** BEGIN **

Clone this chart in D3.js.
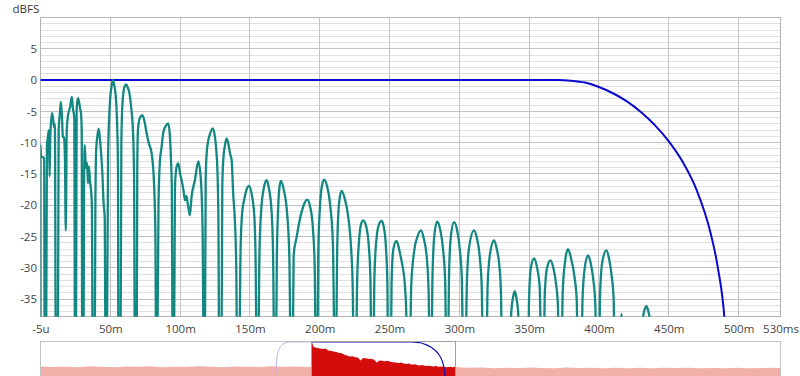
<!DOCTYPE html>
<html>
<head>
<meta charset="utf-8">
<script src="https://cdn.jsdelivr.net/npm/d3@7"></script>
<style>
  body { margin: 0; background: #fff; }
  svg { display: block; font-family: "Open Sans", sans-serif; }
</style>
</head>
<body>
<svg id="chart" width="800" height="376"></svg>
<script>
// eixo do tempo em ms, eixo vertical em dBFS
const xTicks = [-0.005, 50, 100, 150, 200, 250, 300, 350, 400, 450, 500, 530];
const xTickLabels = ["-5u", "50m", "100m", "150m", "200m", "250m", "300m", "350m", "400m", "450m", "500m", "530ms"];
const yTicks = [5, 0, -5, -10, -15, -20, -25, -30, -35];

// curva ETC (ms, dB); -45 = vale abaixo do limite inferior
const etcPoints = [
  [-0.005, -45], [0.0, -10.4], [0.3, -12.2], [1.5, -12.3], [2.6, -12.5], [3.0, -45],
  [4.0, -45], [4.6, -10.5], [5.3, -9.1], [6.0, -8.0], [6.5, -15.4], [7.0, -9], [8.2, -5.3], [9.0, -6.2], [9.7, -7.5], [10.3, -7.0], [11.0, -45],
  [12.4, -45], [13.0, -8], [13.8, -5.5], [14.6, -3.5], [15.4, -6], [16.0, -9], [16.8, -9.2], [17.5, -12.5], [18.1, -24], [18.8, -8], [19.8, -5.5], [21.3, -4.2], [22.4, -2.7], [23.2, -4.5], [24.2, -6], [24.7, -45],
  [25.4, -45], [25.9, -4.5], [26.8, -2.9], [27.6, -3.5], [28.4, -4.6], [29.0, -5.3], [29.5, -8], [29.9, -45],
  [30.8, -45], [31.2, -16], [31.7, -10.4], [32.5, -14], [33.3, -13.2], [34.0, -16.5], [34.7, -13.8], [35.4, -16], [36.2, -17.6], [36.8, -20], [37.4, -45],
  [38.8, -45], [39.3, -20], [39.9, -11], [41.0, -8.5], [41.7, -7.8], [42.6, -9.5], [43.5, -12], [44.2, -14.4], [45.2, -19.7], [46.0, -22], [46.6, -45],
  [47.5, -45], [48.4, -12], [49.7, -3.7], [51.0, -0.8], [51.9, 0], [52.8, -0.8], [54.2, -3.5], [55.0, -8], [55.5, -14], [55.8, -45],
  [57.3, -45], [57.9, -10], [58.7, -3.7], [60.0, -1.2], [61.3, -0.7], [62.5, -1.2], [63.6, -2.0], [65.0, -4.5], [66.2, -8], [67.0, -15], [67.6, -45],
  [68.9, -45], [69.3, -14], [69.8, -8], [71.2, -6], [72.9, -5.6], [74.5, -6.6], [76.0, -8.5], [77.5, -10], [79.6, -11.7], [81.3, -16.5], [82.3, -25], [82.8, -45],
  [83.6, -45], [84.5, -20], [85.5, -13], [86.8, -10.6], [87.9, -8.4], [89.8, -7.3], [91.5, -6.9], [92.7, -9], [93.5, -13], [94.0, -16.5], [94.7, -45],
  [95.6, -45], [96.3, -17], [97.5, -13.8], [98.7, -13.3], [100, -15], [101.1, -16], [102.3, -17.5], [103.5, -19.2], [104.5, -18.5], [105.8, -20.2], [107.0, -21.6], [108.2, -18.6], [110.6, -16], [113.0, -13], [114.7, -15.4], [116.1, -24], [116.9, -45],
  [117.7, -45], [118.3, -16], [119.0, -11.7], [120.3, -9.5], [121.4, -8.6], [123.3, -7.7], [124.9, -9], [126.0, -11.5], [126.6, -13.8], [127.4, -22], [128.0, -45],
  [129.6, -45], [130.2, -17], [130.9, -12.8], [132.1, -10.4], [133.3, -9.3], [134.6, -10.2], [135.7, -11.7], [136.9, -12.8], [138.0, -18.1], [139.3, -22.9], [140.2, -30], [140.9, -45],
  [142.3, -45], [143.3, -27], [144.5, -21], [146.0, -19], [147.6, -17.5], [149.3, -16.9], [151.5, -18.5], [153.2, -22], [154.0, -28], [154.9, -45],
  [155.9, -45], [156.8, -28], [158.0, -21], [160.0, -17.2], [162.0, -16], [163.6, -17.3], [165.5, -21], [166.6, -28], [167.4, -45],
  [168.6, -45], [169.3, -28], [170.3, -20], [171.2, -17], [172.2, -16.1], [174.2, -17.5], [176.5, -21], [178.2, -28], [179.3, -45],
  [180.6, -45], [181.3, -28], [183.5, -25], [186.0, -22], [188.5, -20], [191.0, -19.1], [193.2, -20.3], [195.2, -24], [196.4, -30], [197.2, -45],
  [198.2, -45], [199.0, -27], [200.2, -20], [201.5, -17], [203.2, -15.9], [205.3, -17], [207.5, -20], [209.4, -26], [210.8, -45],
  [211.6, -45], [212.5, -27], [213.7, -20], [215.6, -17.7], [218.0, -19], [220.5, -22], [222.5, -27], [223.6, -33], [224.4, -45],
  [225.9, -45], [226.8, -32], [228.2, -25.5], [229.6, -23], [231.1, -22.4], [233.2, -23.3], [235.3, -27], [236.3, -32], [237.1, -45],
  [238.3, -45], [239.2, -31], [240.8, -25], [242.5, -23], [244.3, -22.5], [246.0, -23.6], [247.5, -27], [248.4, -32], [249.0, -45],
  [250.9, -45], [251.5, -32], [252.7, -27], [255.0, -25.7], [257.3, -27.5], [259.5, -30], [260.5, -31.5], [261.8, -36], [262.9, -45],
  [264.5, -45], [265.5, -33], [267.5, -27.5], [270.0, -25], [272.4, -24], [274.5, -25.3], [276.7, -28.5], [278.0, -34], [278.9, -45],
  [280.0, -45], [280.7, -32], [282.0, -25], [284.1, -22.6], [286.2, -23.8], [288.3, -27], [289.8, -32], [290.8, -45],
  [291.9, -45], [292.6, -31], [293.9, -25], [296.2, -22.7], [298.4, -24], [300.5, -27.5], [301.8, -32], [302.7, -45],
  [304.4, -45], [305.3, -33], [306.8, -27], [310.5, -24], [312.5, -25.2], [314.7, -28.5], [316.0, -33], [317.0, -45],
  [319.4, -45], [320.2, -33], [321.8, -28], [324.9, -25.6], [326.8, -27], [328.8, -30], [329.8, -34], [330.6, -45],
  [336.1, -45], [337.2, -37], [338.6, -34.5], [339.7, -33.7], [340.7, -34.6], [342.2, -37.5], [343.3, -45],
  [349.2, -45], [349.9, -35], [351.2, -30], [353.5, -28.5], [355.5, -29.8], [357.5, -33], [358.8, -45],
  [360.4, -45], [361.2, -34], [362.8, -30], [365.2, -28.8], [367.3, -30], [369.5, -33], [370.6, -36], [371.4, -45],
  [373.1, -45], [374.0, -34], [375.7, -29], [377.8, -27], [380.0, -28.5], [382.5, -31.5], [384.0, -35], [385.0, -45],
  [387.4, -45], [388.2, -35], [389.8, -30], [392.2, -28], [394.0, -29.2], [396.0, -32], [397.4, -36], [398.2, -45],
  [400.0, -45], [400.8, -34], [402.4, -29], [405.3, -27.2], [407.2, -28.5], [409.2, -31.5], [410.5, -35], [411.3, -45],
  [415.6, -45], [416.1, -37.3], [416.6, -45],
  [430.4, -45], [431.5, -38], [432.8, -36.6], [434.0, -36.1], [435.2, -36.8], [436.5, -38.5], [437.8, -45],
  [530, -45]
];

// janela (ms, dB)
const windowPoints = [
  [-135, -50], [-132, -30], [-128, -18], [-122, -10], [-115, -5.5], [-105, -2.5], [-95, -0.9], [-85, -0.2], [-78, 0],
  [370, 0], [380, -0.1], [390, -0.4], [400, -1.1], [410, -2.1], [420, -3.4], [430, -5.1], [440, -7.2], [450, -9.8],
  [460, -13.1], [470, -17.6], [480, -24.5], [485, -29.8], [490, -38.5], [494, -55]
];

// resposta completa no painel de baixo (ms, dB)
const overviewPoints = [
  [-1006, -34.5], [-960, -35.2], [-915, -34.8], [-870, -35.5], [-825, -34.2], [-780, -35.0], [-735, -35.8], [-690, -34.6],
  [-645, -35.1], [-600, -34.4], [-555, -35.6], [-510, -34.9], [-465, -35.3], [-420, -34.1], [-375, -35.0], [-330, -35.7],
  [-285, -34.5], [-240, -34.9], [-195, -35.4], [-150, -34.3], [-105, -35.1], [-60, -34.7], [-15, -35.3], [-1, -34.8],
  [0, -0.5], [3, -4], [6, -7], [10, -7.5], [20, -8.5], [30, -9], [40, -10], [50, -9], [60, -12], [70, -12.5], [80, -13.5],
  [90, -14], [100, -15.5], [110, -16], [120, -18], [130, -19], [140, -20.5], [150, -20], [160, -21.5], [170, -22],
  [180, -26], [190, -22.5], [200, -23], [210, -24], [220, -23.5], [230, -25], [240, -29], [250, -26], [260, -26.5],
  [270, -27], [280, -26.5], [290, -28], [300, -28.5], [310, -29], [320, -29.5], [330, -29], [340, -30.5], [350, -31],
  [360, -30.5], [370, -32], [380, -31.5], [390, -32.5], [400, -33], [410, -32.5], [420, -34], [430, -33.5], [440, -34],
  [450, -34.5], [460, -34], [470, -35], [480, -34.5], [490, -35], [500, -35.5], [510, -35], [520, -35.5], [530, -35],
  [540, -35.8], [585, -36.5], [630, -36.0], [675, -37.0], [720, -36.2], [765, -36.8], [810, -35.9], [855, -36.6],
  [900, -37.2], [945, -36.1], [990, -36.7], [1035, -36.3], [1080, -37.0], [1125, -36.4], [1170, -36.9], [1215, -36.2],
  [1260, -37.1], [1305, -36.5], [1350, -36.8], [1395, -36.3], [1440, -37.0], [1485, -36.6], [1530, -36.9], [1575, -36.4],
  [1620, -37.1], [1665, -36.7], [1710, -36.5], [1736, -36.8]
];

const svg = d3.select('#chart');

const x = d3.scaleLinear().domain([-0.005, 530]).range([40.5, 780.5]);
const y = d3.scaleLinear().domain([-37.8, 10]).range([316.7, 17.5]);

// grade
const grid = svg.append('g').attr('shape-rendering', 'crispEdges');
grid.selectAll('line.minor')
  .data(d3.range(-37, 10, 1).filter(v => v % 5 !== 0))
  .join('line')
  .attr('x1', x.range()[0]).attr('x2', x.range()[1])
  .attr('y1', d => y(d)).attr('y2', d => y(d))
  .attr('stroke', '#e0e0e0');
grid.selectAll('line.major')
  .data(yTicks)
  .join('line')
  .attr('x1', x.range()[0]).attr('x2', x.range()[1])
  .attr('y1', d => y(d)).attr('y2', d => y(d))
  .attr('stroke', '#c2c2c2');
grid.selectAll('line.vert')
  .data(xTicks.slice(1, -1))
  .join('line')
  .attr('x1', d => x(d)).attr('x2', d => x(d))
  .attr('y1', y.range()[0]).attr('y2', y.range()[1])
  .attr('stroke', '#c2c2c2');
grid.append('rect')
  .attr('x', x.range()[0]).attr('y', y.range()[1])
  .attr('width', x.range()[1] - x.range()[0]).attr('height', y.range()[0] - y.range()[1])
  .attr('fill', 'none').attr('stroke', '#b4b4b4');

svg.append('clipPath').attr('id', 'plotClip')
  .append('rect')
  .attr('x', x.range()[0]).attr('y', y.range()[1])
  .attr('width', x.range()[1] - x.range()[0]).attr('height', y.range()[0] - y.range()[1]);

const plot = svg.append('g').attr('clip-path', 'url(#plotClip)');

const line = d3.line()
  .x(d => x(d[0]))
  .y(d => y(d[1]))
  .curve(d3.curveMonotoneX);

plot.append('path')
  .datum(windowPoints)
  .attr('d', line)
  .attr('fill', 'none')
  .attr('stroke', '#0a0acd')
  .attr('stroke-width', 2);

plot.append('path')
  .datum(etcPoints)
  .attr('d', line)
  .attr('fill', 'none')
  .attr('stroke', '#138781')
  .attr('stroke-width', 2.3)
  .attr('stroke-linejoin', 'round');

// eixos
const xAxis = svg.append('g')
  .attr('transform', `translate(0,${y.range()[0]})`)
  .call(d3.axisBottom(x).tickValues(xTicks).tickFormat((d, i) => xTickLabels[i]).tickSize(0).tickPadding(8.5));
const yAxis = svg.append('g')
  .attr('transform', `translate(${x.range()[0]},0)`)
  .call(d3.axisLeft(y).tickValues(yTicks).tickFormat(d => d).tickSize(0).tickPadding(3.5));
[xAxis, yAxis].forEach(a => {
  a.select('.domain').remove();
  a.selectAll('text').attr('fill', '#444').style('font-size', '11.5px').style('font-family', '"Open Sans", sans-serif');
});

svg.append('text')
  .attr('x', 12.5).attr('y', 13)
  .attr('fill', '#333')
  .style('font-size', '11.5px')
  .text('dBFS');

// painel de visão geral
const ox = d3.scaleLinear().domain([-1006, 1736]).range([40.5, 780.5]);
const oy = d3.scaleLinear().domain([-48, 0]).range([376, 342]);

svg.append('clipPath').attr('id', 'ovClip')
  .append('rect').attr('x', 40.5).attr('y', 341.5).attr('width', 740).attr('height', 40);
svg.append('clipPath').attr('id', 'selClip')
  .append('rect').attr('x', ox(-0.005)).attr('y', 341.5).attr('width', ox(530) - ox(-0.005)).attr('height', 40);

const ov = svg.append('g').attr('clip-path', 'url(#ovClip)');
const area = d3.area()
  .x(d => ox(d[0]))
  .y0(oy(-48))
  .y1(d => oy(d[1]));

ov.append('path').datum(overviewPoints).attr('d', area).attr('fill', '#f1b0aa');

const ovLine = d3.line().x(d => ox(d[0])).y(d => oy(d[1])).curve(d3.curveMonotoneX);
ov.append('path').datum(windowPoints).attr('d', ovLine)
  .attr('fill', 'none').attr('stroke', '#b4b4f0').attr('stroke-width', 1);

const sel = svg.append('g').attr('clip-path', 'url(#selClip)');
sel.append('rect')
  .attr('x', ox(-0.005)).attr('y', 341.5)
  .attr('width', ox(530) - ox(-0.005)).attr('height', 40)
  .attr('fill', '#fff');
sel.append('path').datum(overviewPoints).attr('d', area).attr('fill', '#d40c0c');
sel.append('path').datum(windowPoints).attr('d', ovLine)
  .attr('fill', 'none').attr('stroke', '#1212b4').attr('stroke-width', 1.2);

const frame = svg.append('g').attr('shape-rendering', 'crispEdges').attr('fill', 'none');
frame.append('rect')
  .attr('x', 40.5).attr('y', 341.5).attr('width', 740).attr('height', 40)
  .attr('stroke', '#c4c4c4');
frame.append('rect')
  .attr('x', ox(-0.005)).attr('y', 341.5)
  .attr('width', ox(530) - ox(-0.005)).attr('height', 40)
  .attr('stroke', '#a0a0a0');
</script>
</body>
</html>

** END **

> GOAL: From the first line above through the line containing "-25, -30, -35];", copy everything exactly, without the pictures.

> TASK SOLUTION:
Clone this chart in D3.js.
<!DOCTYPE html>
<html>
<head>
<meta charset="utf-8">
<script src="https://cdn.jsdelivr.net/npm/d3@7"></script>
<style>
  body { margin: 0; background: #fff; }
  svg { display: block; font-family: "Open Sans", sans-serif; }
</style>
</head>
<body>
<svg id="chart" width="800" height="376"></svg>
<script>
// eixo do tempo em ms, eixo vertical em dBFS
const xTicks = [-0.005, 50, 100, 150, 200, 250, 300, 350, 400, 450, 500, 530];
const xTickLabels = ["-5u", "50m", "100m", "150m", "200m", "250m", "300m", "350m", "400m", "450m", "500m", "530ms"];
const yTicks = [5, 0, -5, -10, -15, -20, -25, -30, -35];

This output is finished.